In Ecuador, violence linked to organized crime has escalated sharply in recent years, particularly in port cities like Guayaquil, where drug trafficking, territorial control, and criminal rivalry converge. But beyond physical violence lies a more insidious layer: the digital presence of criminal groups, and their ability to influence, recruit, and shape public perception through online platforms.
To better understand this dimension, AKTEK iS was engaged to investigate:
- How criminal groups were using digital platforms to influence vulnerable communities
- What recruitment mechanisms were being used, mainly to target youth
- How widespread the online acceptance or normalization of organized crime had become
The ultimate goal was to help local and international stakeholders design more effective prevention strategies, backed by intelligence, not assumptions.
Our Approach: Social Media Intelligence Monitoring at Scale
Over one month, AKTEK deployed a series of automated social media monitors using AKTEK iQ Social to capture public, open-source digital content across platforms, including Facebook, TikTok, YouTube, and X (formerly Twitter). These monitors were designed to target both structured and informal digital behaviors, focusing strongly on youth exposure and gang narratives.

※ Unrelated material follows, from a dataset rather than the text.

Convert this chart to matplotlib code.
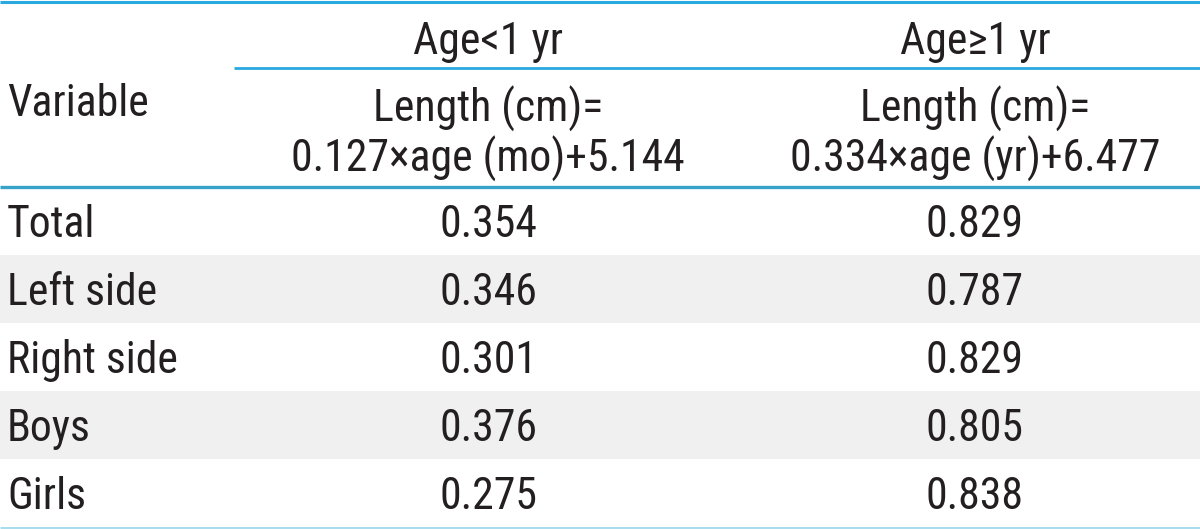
import matplotlib.pyplot as plt
from matplotlib import font_manager

# table content
group_labels = ["Age<1 yr", "Age≥1 yr"]
formula_labels = ["Length (cm)=\n0.127×age (mo)+5.144",
                  "Length (cm)=\n0.334×age (yr)+6.477"]
variables = ["Total", "Left side", "Right side", "Boys", "Girls"]
under_1yr = ["0.354", "0.346", "0.301", "0.376", "0.275"]
over_1yr = ["0.829", "0.787", "0.829", "0.805", "0.838"]

# look for a narrow sans face, the reference uses a condensed font
def find_narrow():
    prefs = ["Liberation Sans Narrow", "Roboto Condensed", "Roboto", "Noto Sans",
             "Open Sans", "DejaVu Sans"]
    found = {}
    for f in font_manager.fontManager.ttflist:
        narrow = ("Narrow" in f.name or "Condensed" in f.name
                  or str(f.stretch) in ("condensed", "semi-condensed", "extra-condensed"))
        if narrow and f.style == "normal" and f.weight in (400, "normal", "regular"):
            found.setdefault(f.name, f.fname)
    for p in prefs:
        if p in found:
            return found[p]
    return None

path = find_narrow()
if path:
    fp = font_manager.FontProperties(fname=path, size=31.5)
else:
    fp = font_manager.FontProperties(family="DejaVu Sans", size=24)

W, H = 1200, 529
fig = plt.figure(figsize=(12, 5.29), dpi=100)
ax = fig.add_axes([0, 0, 1, 1])
ax.set_xlim(0, W)
ax.set_ylim(H, 0)
ax.axis("off")

col_x = [488, 975]
row_top = 187
row_h = 68
tc = "#231f20"

# zebra shading
for i in range(len(variables)):
    if i % 2 == 1:
        ax.axhspan(row_top + i * row_h, row_top + (i + 1) * row_h,
                   color="#f0f0f0", lw=0, zorder=0)

# rules
ax.hlines(1.5, 0, W, color="#2aa8e0", lw=2.2)
ax.hlines(68, 234, W, color="#2aa8e0", lw=2.0)
ax.hlines(row_top, 0, W, color="#37a3c9", lw=2.4)
ax.hlines(H - 1.5, 0, W, color="#a9dcef", lw=2.2)

# header
ax.text(7, 104, "Variable", fontproperties=fp, ha="left", va="center", color=tc)
for x, g, f in zip(col_x, group_labels, formula_labels):
    ax.text(x, 42, g, fontproperties=fp, ha="center", va="center", color=tc)
    ax.text(x, 134, f, fontproperties=fp, ha="center", va="center", color=tc,
            linespacing=1.12, multialignment="center")

# body
for i, (v, a, b) in enumerate(zip(variables, under_1yr, over_1yr)):
    y = row_top + i * row_h + row_h / 2 + 4
    ax.text(7, y, v, fontproperties=fp, ha="left", va="center", color=tc)
    ax.text(col_x[0], y, a, fontproperties=fp, ha="center", va="center", color=tc)
    ax.text(col_x[1], y, b, fontproperties=fp, ha="center", va="center", color=tc)

fig.savefig("out.png", dpi=100)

The investigation covered multiple monitor categories:
- Digital Presence & Perception Monitors: Tracked how criminal groups presented themselves online and how users engaged with or normalized their presence in key provinces and neighborhoods.
- Influencer & Lifestyle Narrative Monitors: Captured the content and language of social media influencers who glorified gang life, highlighting how particular aesthetics, slogans, and personas resonated with youth in high-risk areas.
- Recruitment Mechanism Monitors: Focused on identifying how gangs use music, memes, coded hashtags, and TikTok videos to attract or condition young followers.
- Security Sentiment Monitors: Analyzed how the public perceived crime, safety, and state response, particularly in communities with elevated gang activity.
Each monitor was built around relevant keywords, hashtags, influencers, and geographies, based on an initial research framework informed by on-the-ground knowledge.
What We Discovered
The investigation revealed a digitally fluent, socially embedded, and geographically targeted strategy by criminal groups to influence, recruit, and build soft power online, especially among vulnerable youth.
- Recruitment through lifestyle and identity: Criminal organizations framed themselves not just as gangs, but as alternative communities offering protection, opportunity, and belonging, especially to youth lacking family or educational support.
- Romanticized content spread via peer and influencer channels: Gang-affiliated imagery, music, and coded language were disseminated widely on TikTok and Facebook. This content portrayed gang life as aspirational, highlighting money, respect, loyalty, and fearlessness.
- Platform-specific behavior:
- TikTok was used to normalize gang culture and indoctrinate audiences through music, memes, and storytelling.
- Facebook was used for recruitment coordination and outreach, with direct calls to action in group posts.
- WhatsApp links surfaced in public posts, suggesting closed-channel communication among recruits or affiliates.
- Direct evidence of recruitment activity: Public posts in several neighborhoods included explicit requests to join gangs, updates from “active” members, and offers of work (including for sicarios).
- Geographic concentration of exposure: Digital activity tied to gang promotion and recruitment was especially concentrated in:
- Monte Sinaí
- Bastión Popular
- Durán
- Isla Trinitaria
- Criminal presence widely normalized: In these areas, gang identity had become part of digital youth culture. Language, emojis, slang, and song lyrics tied to gangs were part of how young people expressed themselves online.
- Public mistrust in government and police: Sentiment analysis showed widespread frustration with the state. Gang members were often perceived as more powerful, reliable, or present than institutions meant to protect the public.
- Gender dynamics: While many women were involved in promoting criminal narratives online, others were targets of online shaming or threats for associating with gangs, highlighting a complex and often overlooked gender dimension.
These weren’t fringe behaviors. They were signs of a low-friction digital ecosystem where gangs could shape culture, build influence, and expand their networks with minimal resistance.
From Intelligence to Actionable Prevention
Our AKTEK iS team structured these insights into several weekly reports delivered through AKTEK iO, allowing partners to navigate the digital landscape clearly, filter by theme or geography, and identify where intervention could be most effective.
This investigation laid the groundwork for developing evidence-based prevention strategies that recognize the digital space as a key battleground for influence, resilience, and early intervention.
Why It Matters
Organized crime in Ecuador isn’t just operating in the streets. It’s shaping identity, belonging, and influence online. Vulnerable youth are being targeted not through force, but through content, culture, and connection.
Addressing this requires more than content moderation. It requires structured intelligence and partnerships that understand how digital ecosystems drive behavior.
At AKTEK, we help organizations see what’s really happening, connect fragmented signals, and act where it matters.